Melanie Phillips warned that the implications of the case against the McArthur family – who own and run Ashers – “are as wide as they are sinister”.
Ashers went to court this week, appealing a ruling that it broke the law by declining to decorate a cake with the slogan “Support Gay Marriage”. The case was adjourned until 9 May.
Writing in The Times, Phillips said that the McArthurs did not object to the person requesting the order, but to the idea of same-sex marriage.
Noting Peter Tatchell’s recent change of mind over the case, Phillips said: “Compelling someone to promote an idea or opinion was simply oppressive.
. . . we have an absolute duty to respect each other equally as human beings.
“If you defended freedom of conscience, expression and religion, as Tatchell did, then you had to defend Ashers bakery.”
All created equal
Phillips went on to challenge society’s concept of “equal rights”, stating that “man-made human rights are contingent on human judgment”.
“The only absolute rights are to be found in the Bible”, she said, singling out “that we are all created equal in the image of God”.
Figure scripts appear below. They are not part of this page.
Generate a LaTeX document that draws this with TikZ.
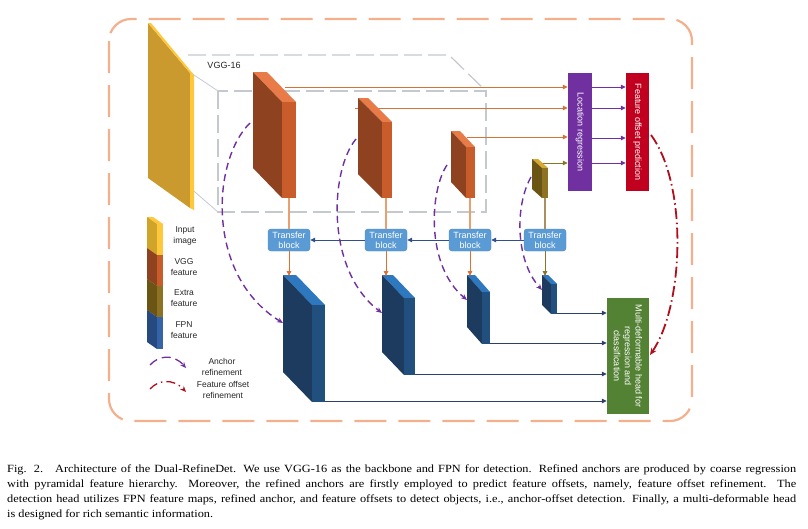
\documentclass[tikz,border=0pt]{standalone}
\usepackage{fontspec}
\setmainfont{Liberation Serif}
\setsansfont{Liberation Sans}
\newfontfamily\capfont[FakeStretch=1.12]{Liberation Serif}
\usetikzlibrary{arrows.meta}
\definecolor{vggF}{HTML}{8E4220}
\definecolor{vggS}{HTML}{C85C2A}
\definecolor{vggT}{HTML}{E87B48}
\definecolor{extF}{HTML}{6B5514}
\definecolor{extS}{HTML}{8C7222}
\definecolor{extT}{HTML}{D9A830}
\definecolor{fpnF}{HTML}{1C3B5E}
\definecolor{fpnS}{HTML}{21507F}
\definecolor{fpnT}{HTML}{2E78C0}
\definecolor{legB}{HTML}{26497F}
\definecolor{legBS}{HTML}{3565A8}
\definecolor{inF}{HTML}{CA9A2E}
\definecolor{inS}{HTML}{FFC83A}
\definecolor{outerC}{HTML}{F4B08C}
\definecolor{cubeC}{HTML}{C4C9D0}
\definecolor{orL}{HTML}{D2733A}
\definecolor{orV}{HTML}{E8A070}
\definecolor{orA}{HTML}{E07030}
\definecolor{oliveL}{HTML}{8C7426}
\definecolor{oliveV}{HTML}{A89060}
\definecolor{tbC}{HTML}{5B9BD5}
\definecolor{navyL}{HTML}{2F4F8F}
\definecolor{headL}{HTML}{2E3F6A}
\definecolor{purp}{HTML}{7030A0}
\definecolor{redC}{HTML}{C0001E}
\definecolor{redL}{HTML}{B0101E}
\definecolor{greenC}{HTML}{548235}
\newcommand{\fblk}[8]{%
  \fill[#8T] (#2,#5) -- (#2+#4,#5) -- (#3+#4,#5+#7) -- (#3,#5+#7) -- cycle;
  \fill[#8F] (#2,#5) -- (#3,#5+#7) -- (#3,#6+#7) -- (#2,#6) -- cycle;
  \fill[#8S] (#3,#5+#7) -- (#3+#4,#5+#7) -- (#3+#4,#6+#7) -- (#3,#6+#7) -- cycle;
  \coordinate (#1-bot) at (#3+#4/2,#6+#7);
  \coordinate (#1-top) at (#2+#4/2,#5+1);
  \coordinate (#1-br) at (#3+#4,#6+#7-1);
}
\tikzset{
  arr/.style={-{Triangle[length=5pt,width=4.5pt]}},
  outer/.style={draw=outerC, line width=2.2pt, dash pattern=on 32pt off 12pt, rounded corners=22pt},
  cube/.style={draw=cubeC, line width=1.2pt, dash pattern=on 18pt off 6pt},
  tbox/.style={rounded corners=3pt, fill=tbC, draw=tbC!85!black, line width=0.4pt, text=white, align=center,
    minimum width=42pt, minimum height=22pt, inner sep=0pt, font=\sffamily\fontsize{9}{10}\selectfont},
  rbox/.style={minimum width=24pt, minimum height=118pt, inner sep=0pt},
  rtxt/.style={rotate=-90, text=white, align=center, inner sep=0pt, font=\sffamily\fontsize{9}{10.8}\selectfont},
  lab/.style={align=center, inner sep=0pt, font=\sffamily\fontsize{8.5}{10.5}\selectfont, text=black!85},
  anch/.style={draw=purp, line width=1.4pt, dash pattern=on 7pt off 4.5pt, -{Stealth[length=6pt,width=5pt]}},
  offs/.style={draw=redL, line width=1.8pt, dash pattern=on 11pt off 3.5pt on 1.5pt off 3.5pt, -{Stealth[length=7pt,width=6pt]}}
}
\begin{document}
\begin{tikzpicture}[x=1pt,y=-1pt]
\useasboundingbox (0,0) rectangle (808,528);
\fill[white] (0,0) rectangle (808,528);
% outer dashed frame
\draw[outer] (109,19) rectangle (692,421);
% VGG-16 cube
\draw[cube] (218,91) rectangle (486,212);
\draw[cube] (188,55) -- (449,55) -- (486,91);
\draw[cubeC, line width=0.8pt] (188,71) -- (218,91);
\draw[cubeC, line width=0.8pt] (188,186) -- (218,212);
\node[lab, font=\sffamily\fontsize{9}{10}\selectfont] (vgglab) at (224,65) {VGG-16};
% input image
\fill[inF] (148,23) -- (190,73) -- (190,208) -- (148,178) -- cycle;
\fill[inS] (190,73) -- (194,75) -- (194,210) -- (190,208) -- cycle;
\fill[inS] (148,23) -- (151,23) -- (194,75) -- (190,73) -- cycle;
% boxes
\node[rbox, fill=purp] (loc) at (580,132) {};
\node[rtxt] at (loc.center) {Location regression};
\node[rbox, fill=redC, minimum width=23pt] (fo) at (637.5,132) {};
\node[rtxt] at (fo.center) {Feature offset prediction};
\node[rbox, fill=greenC, minimum width=42pt, minimum height=116pt] (head) at (628,356) {};
\node[rtxt] at (head.center) {Multi-deformable head for\\regression and\\classification};
% horizontal lines to location regression
\coordinate (o1) at (285,87);
\coordinate (o2) at (355,108);
\coordinate (o3) at (467,137);
\coordinate (o4) at (542,163);
\draw[orL, line width=1pt, arr] (o1) -- (o1 -| loc.west);
\draw[orL, line width=1pt, arr] (o2) -- (o2 -| loc.west);
\draw[orL, line width=1pt, arr] (o3) -- (o3 -| loc.west);
\draw[oliveL, line width=1pt, arr] (o4) -- (o4 -| loc.west);
\foreach \yy in {87,108,138,163}{
  \draw[purp, line width=1pt, arr] (loc.east |- 0,\yy) -- (fo.west |- 0,\yy);
}
% VGG blocks and extra block
\fblk{b1}{253}{282}{14}{72}{168}{30}{vgg}
\fblk{b2}{358}{382}{10}{98}{174}{24}{vgg}
\fblk{b3}{451}{466}{9}{131}{182}{16}{vgg}
\fblk{b4}{532}{542}{6}{159}{189}{9}{ext}
% FPN blocks
\fblk{f1}{283}{312}{13}{275}{372}{30}{fpn}
\fblk{f2}{382}{404}{11}{275}{352}{23}{fpn}
\fblk{f3}{467}{482}{8}{275}{327}{17}{fpn}
\fblk{f4}{542}{551}{6}{275}{305}{9}{fpn}
% transfer blocks
\node[tbox] (t1) at (289,240) {Transfer\\block};
\node[tbox] (t2) at (386,240) {Transfer\\block};
\node[tbox] (t3) at (470,240) {Transfer\\block};
\node[tbox] (t4) at (545,240) {Transfer\\block};
\draw[orV, line width=1.2pt] (t1.north |- b1-bot) -- (t1.north);
\draw[orV, line width=1.2pt] (t2.north |- b2-bot) -- (t2.north);
\draw[orV, line width=1.2pt] (t3.north |- b3-bot) -- (t3.north);
\draw[oliveV, line width=1.2pt] (t4.north |- b4-bot) -- (t4.north);
\draw[orA, line width=1pt, arr] (t1.south) -- (t1.south |- f1-top);
\draw[orA, line width=1pt, arr] (t2.south) -- (t2.south |- f2-top);
\draw[orA, line width=1pt, arr] (t3.south) -- (t3.south |- f3-top);
\draw[oliveL, line width=1pt, arr] (t4.south) -- (t4.south |- f4-top);
\draw[navyL, line width=1pt, arr] (t4.west) -- (t3.east);
\draw[navyL, line width=1pt, arr] (t3.west) -- (t2.east);
\draw[navyL, line width=1pt, arr] (t2.west) -- (t1.east);
% FPN to head
\draw[headL, line width=1pt, arr] (f4-br) -- (f4-br -| head.west);
\draw[headL, line width=1pt, arr] (f3-br) -- (f3-br -| head.west);
\draw[headL, line width=1pt, arr] (f2-br) -- (f2-br -| head.west);
\draw[headL, line width=1pt, arr] (f1-br) -- (f1-br -| head.west);
% anchor refinement curves
\coordinate (a1s) at (250,123); \coordinate (a1e) at (283,323);
\coordinate (a2s) at (356,139); \coordinate (a2e) at (382,313);
\coordinate (a3s) at (447,165); \coordinate (a3e) at (467,300);
\coordinate (a4s) at (531,177); \coordinate (a4e) at (542,290);
\draw[anch] (a1s) .. controls (212,160) and (205,275) .. (a1e);
\draw[anch] (a2s) .. controls (330,170) and (325,270) .. (a2e);
\draw[anch] (a3s) .. controls (430,190) and (425,265) .. (a3e);
\draw[anch] (a4s) .. controls (515,205) and (515,260) .. (a4e);
% feature offset refinement curve
\coordinate (rs) at (651,135); \coordinate (re) at (650,355);
\draw[offs] (rs) .. controls (688,185) and (684,305) .. (re);
% legend column
\fill[inS] (147,217) -- (153,217) -- (163,224) -- (157,224) -- cycle;
\fill[inF!90!yellow] (147,217) -- (157,224) -- (157,255) -- (147,248) -- cycle;
\fill[inS] (157,224) -- (163,224) -- (163,255) -- (157,255) -- cycle;
\fill[vggF] (147,248) -- (157,255) -- (157,286) -- (147,279) -- cycle;
\fill[vggS] (157,255) -- (163,255) -- (163,286) -- (157,286) -- cycle;
\fill[extF] (147,279) -- (157,286) -- (157,317) -- (147,310) -- cycle;
\fill[extS] (157,286) -- (163,286) -- (163,317) -- (157,317) -- cycle;
\fill[legB] (147,310) -- (157,317) -- (157,349) -- (147,342) -- cycle;
\fill[legBS] (157,317) -- (163,317) -- (163,349) -- (157,349) -- cycle;
\node[lab] (l1) at (185,236) {Input\\image};
\node[lab] (l2) at (184,267) {VGG\\feature};
\node[lab] (l3) at (184,298) {Extra\\feature};
\node[lab] (l4) at (184,330) {FPN\\feature};
\coordinate (p1) at (150,365); \coordinate (p2) at (186,368);
\draw[anch, line width=1.3pt, dash pattern=on 9pt off 5pt] (p1) .. controls (158,356) and (173,353) .. (p2);
\node[lab] (l5) at (222,367) {Anchor\\refinement};
\coordinate (q1) at (150,389); \coordinate (q2) at (186,392);
\draw[offs, line width=1.3pt, dash pattern=on 9pt off 4pt on 1.5pt off 4pt, -{Stealth[length=6pt,width=5pt]}] (q1) .. controls (158,380) and (173,378) .. (q2);
\node[lab] (l6) at (223,390) {Feature offset\\refinement};
% caption
\node[anchor=north west, text width=789pt, align=justify, inner sep=0pt,
  font=\capfont\fontsize{11}{15}\selectfont] (cap) at (7,464.5) {Fig. 2.\hspace{12pt}Architecture of the Dual-RefineDet. We use VGG-16 as the backbone and FPN for detection. Refined anchors are produced by coarse regression\linebreak
with pyramidal feature hierarchy. Moreover, the refined anchors are firstly employed to predict feature offsets, namely, feature offset refinement. The\linebreak
detection head utilizes FPN feature maps, refined anchor, and feature offsets to detect objects, i.e., anchor-offset detection. Finally, a multi-deformable head\linebreak
is designed for rich semantic information.};
\end{tikzpicture}
\end{document}
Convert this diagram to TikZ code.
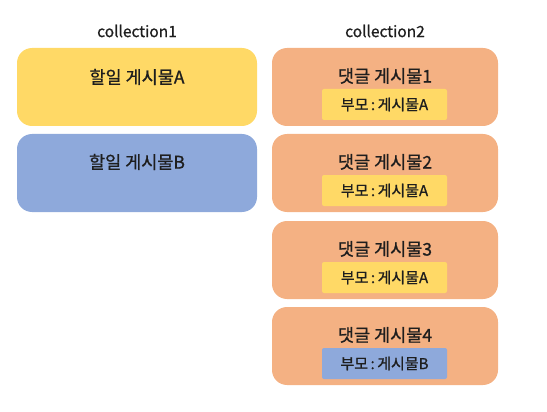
\documentclass[tikz,border=0pt]{standalone}
\usepackage{fontspec}
\setmainfont{Noto Sans CJK KR}[FakeBold=0.9]
\definecolor{cyellow}{HTML}{FFD966}
\definecolor{cblue}{HTML}{8EA9DB}
\definecolor{corange}{HTML}{F4B183}
\definecolor{ctext}{HTML}{1E1E1E}
\begin{document}
\begin{tikzpicture}[x=1pt,y=-1pt,
  bigbox/.style={rounded corners=15pt, draw=none},
  tagbox/.style={rounded corners=2pt, draw=none},
  head/.style={font=\fontsize{15.5}{17}\selectfont, text=ctext, inner sep=0pt},
  title/.style={font=\fontsize{17.5}{19}\selectfont, text=ctext, inner sep=0pt},
  tag/.style={font=\fontsize{15}{17}\selectfont, text=ctext, inner sep=0pt}]
\useasboundingbox (0,0) rectangle (547,412);
% column headings
\node[head] (h1) at (137,31) {collection1};
\node[head] (h2) at (385,31) {collection2};
% collection1
\fill[cyellow, bigbox] (17,48) rectangle (257,126);
\node[title] (a) at (137,77) {할일 게시물A};
\fill[cblue, bigbox] (17,134) rectangle (257,212);
\node[title] (b) at (137,162) {할일 게시물B};
% collection2
\foreach \i/\yt/\tc/\tl in {1/48/cyellow/A, 2/134/cyellow/A, 3/221/cyellow/A, 4/307/cblue/B}{
  \fill[corange, bigbox] (272,\yt) rectangle (498,\yt+78);
  \node[title] (c\i) at (385,\yt+28) {댓글 게시물\i};
  \fill[\tc, tagbox] (322,\yt+41) rectangle (447,\yt+72);
  \node[tag] (t\i) at (384.5,\yt+56.5) {부모\,:\,게시물\tl};
}
\end{tikzpicture}
\end{document}
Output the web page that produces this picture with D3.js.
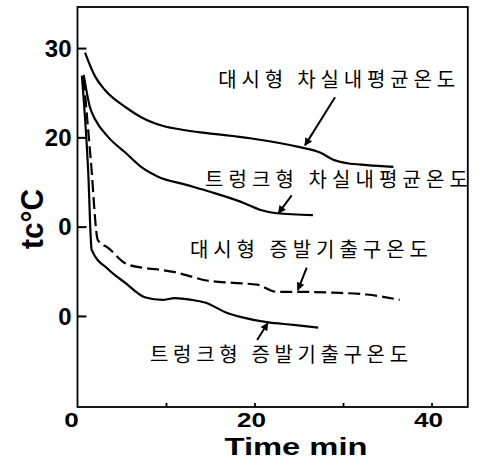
<!DOCTYPE html>
<html>
<head>
<meta charset="utf-8">
<script src="https://cdn.jsdelivr.net/npm/d3@7"></script>
<style>
  html, body { margin: 0; padding: 0; background: #fff; }
  svg { display: block; }
</style>
</head>
<body>
<svg id="chart" width="477" height="461"></svg>
<script>
// ---- data (time in min, temperature in °C) ----
const dashiCabinT = [0.85, 2.0, 3.1, 5.4, 7.3, 9.6, 12.2, 14.4, 19.5, 25.1, 27.4, 28.9, 30.5, 32.7, 35.7];
const dashiCabinV = [29.5, 26.8, 25.3, 23.4, 22.2, 21.3, 20.8, 20.5, 19.9, 18.9, 18.3, 17.5, 17.1, 16.9, 16.7];

const trunkCabinT = [0.7, 1.4, 2.0, 3.5, 5.4, 7.3, 9.1, 12.2, 15.0, 18.4, 20.6, 22.5, 26.6];
const trunkCabinV = [27.0, 23.4, 22.0, 20.0, 18.3, 16.6, 15.6, 14.7, 13.9, 12.8, 11.9, 11.5, 11.3];

const dashiEvapT = [0.7, 1.5, 2.3, 3.5, 5.4, 7.3, 9.1, 11.0, 12.9, 14.4, 17.6, 20.3, 22.5, 25.1, 28.9, 32.7, 36.4];
const dashiEvapV = [26.6, 17.5, 8.5, 7.6, 5.9, 5.4, 5.2, 4.9, 4.4, 4.0, 3.7, 3.5, 2.7, 2.7, 2.6, 2.4, 1.8];

const trunkEvapT = [0.5, 1.2, 1.6, 3.5, 5.4, 7.6, 9.6, 11.0, 12.9, 14.4, 17.0, 18.4, 21.4, 24.4, 27.2];
const trunkEvapV = [26.9, 16.4, 7.4, 5.2, 3.7, 2.1, 1.8, 2.0, 1.8, 1.5, 0.3, -0.1, -0.7, -1.0, -1.3];

const yTickValues = [30, 20, 10, 0];
const yTickLabels = ["30", "20", "0", "0"];
const xTickValues = [10, 20, 30, 40];
const xLabelValues = [0, 20, 40];
const xLabelTexts = ["0", "20", "40"];

const labelTexts = ["대시형 차실내평균온도", "트렁크형 차실내평균온도", "대시형 증발기출구온도", "트렁크형 증발기출구온도"];
const labelT = [15.9, 14.4, 12.7, 8.2];
const labelV = [26.4, 15.3, 7.4, -4.4];
const labelWidths = [237, 263, 238, 258];

// arrows: from (t,v) to (t,v)
const arrowFromT = [29.1, 24.2, 25.9, 20.3];
const arrowFromV = [24.5, 13.5, 5.4, -2.7];
const arrowToT = [25.7, 22.7, 24.9, 21.5];
const arrowToV = [19.1, 11.5, 2.9, -0.8];

const xTitle = "Time min";
const yTitle = "tc°C";

// ---- drawing ----
const svg = d3.select("#chart");
const x = d3.scaleLinear().domain([0, 44.1]).range([77.5, 467.8]);
const y = d3.scaleLinear().domain([-10.2, 34.6]).range([407, 7]);

const numFont = "'Liberation Sans', Arial, Helvetica, sans-serif";
const krFont = "'Noto Sans CJK KR', 'Noto Sans', sans-serif";

// frame
svg.append("rect")
  .attr("x", x(0)).attr("y", y(34.6))
  .attr("width", x(44.1) - x(0)).attr("height", y(-10.2) - y(34.6))
  .attr("fill", "none").attr("stroke", "#000").attr("stroke-width", 1.8);

// y axis ticks (inward)
const yAxis = d3.axisLeft(y).tickValues(yTickValues).tickSize(-9).tickFormat("");
const gy = svg.append("g").attr("transform", `translate(${x(0)},0)`).call(yAxis);
gy.select(".domain").remove();
gy.selectAll("line").attr("stroke", "#000").attr("stroke-width", 2);

// x axis ticks (inward)
const xAxis = d3.axisBottom(x).tickValues(xTickValues).tickSize(-4).tickFormat("");
const gx = svg.append("g").attr("transform", `translate(0,${y(-10.2)})`).call(xAxis);
gx.select(".domain").remove();
gx.selectAll("line").attr("stroke", "#000").attr("stroke-width", 1.8);

// y tick labels
svg.append("g").selectAll("text").data(yTickValues).join("text")
  .attr("x", x(0) - 6).attr("y", d => y(d)).attr("dy", "0.36em")
  .attr("text-anchor", "end")
  .attr("font-family", numFont).attr("font-weight", "bold").attr("font-size", 24)
  .text((d, i) => yTickLabels[i]);

// x tick labels
svg.append("g").selectAll("text").data(xLabelValues).join("text")
  .attr("x", d => x(d) - (d === 0 ? 6 : 3)).attr("y", 427)
  .attr("text-anchor", "middle")
  .attr("font-family", numFont).attr("font-weight", "bold").attr("font-size", 21)
  .attr("textLength", (d, i) => xLabelTexts[i].length * 14.5)
  .attr("lengthAdjust", "spacingAndGlyphs")
  .text((d, i) => xLabelTexts[i]);

// axis titles
svg.append("text")
  .attr("x", 296).attr("y", 455)
  .attr("text-anchor", "middle")
  .attr("font-family", numFont).attr("font-weight", "bold").attr("font-size", 23)
  .attr("textLength", 143).attr("lengthAdjust", "spacingAndGlyphs")
  .text(xTitle);

svg.append("text")
  .attr("transform", "translate(43,219) rotate(-90)")
  .attr("text-anchor", "middle")
  .attr("font-family", numFont).attr("font-weight", "bold").attr("font-size", 31)
  .attr("textLength", 60).attr("lengthAdjust", "spacingAndGlyphs")
  .text(yTitle);

// curves
const line = d3.line().x(d => x(d[0])).y(d => y(d[1])).curve(d3.curveMonotoneX);
const series = [
  { t: dashiCabinT, v: dashiCabinV, dash: null },
  { t: trunkCabinT, v: trunkCabinV, dash: null },
  { t: dashiEvapT, v: dashiEvapV, dash: "12,5" },
  { t: trunkEvapT, v: trunkEvapV, dash: null }
];
svg.append("g").selectAll("path").data(series).join("path")
  .attr("d", s => line(s.t.map((t, i) => [t, s.v[i]])))
  .attr("fill", "none").attr("stroke", "#000").attr("stroke-width", 2.2)
  .attr("stroke-linejoin", "round")
  .attr("stroke-dasharray", s => s.dash);

// arrow marker
svg.append("defs").append("marker")
  .attr("id", "ah").attr("viewBox", "0 0 10 10")
  .attr("refX", 9).attr("refY", 5)
  .attr("markerWidth", 5).attr("markerHeight", 4)
  .attr("markerUnits", "strokeWidth")
  .attr("orient", "auto")
  .append("path").attr("d", "M0,0 L10,5 L0,10 Z").attr("fill", "#000");

svg.append("g").selectAll("line").data(arrowFromT).join("line")
  .attr("x1", (d, i) => x(arrowFromT[i])).attr("y1", (d, i) => y(arrowFromV[i]))
  .attr("x2", (d, i) => x(arrowToT[i])).attr("y2", (d, i) => y(arrowToV[i]))
  .attr("stroke", "#000").attr("stroke-width", 2)
  .attr("marker-end", "url(#ah)");

// labels
svg.append("g").selectAll("text").data(labelTexts).join("text")
  .attr("x", (d, i) => x(labelT[i])).attr("y", (d, i) => y(labelV[i]))
  .attr("dy", "0.36em")
  .attr("font-family", krFont).attr("font-size", 20)
  .attr("textLength", (d, i) => labelWidths[i]).attr("lengthAdjust", "spacing")
  .attr("fill", "#000")
  .text(d => d);
</script>
</body>
</html>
“What that means is that we have an absolute duty to respect each other equally as human beings.
“What it most emphatically does not mean is that we are all entitled to be treated identically, regardless of our circumstances or behaviour”, she added.
The columnist said that human rights and equality laws have “become potent weapons against traditional Biblical morality”.
Phillips went on to highlight other potential victims: “should Muslim printers be obliged to publish cartoons of Muhammad? Or Jewish ones publish the words of a Holocaust denier?”
The Ashers case was adjourned on Wednesday by the Lord Chief Justice of Northern Ireland, Sir Declan Morgan, after an intervention from Northern Ireland’s Attorney General.
A one-day hearing on technical legal matters has been scheduled for Thursday 3 March. A further four days have been allocated for the full appeal hearing on Monday 9 May.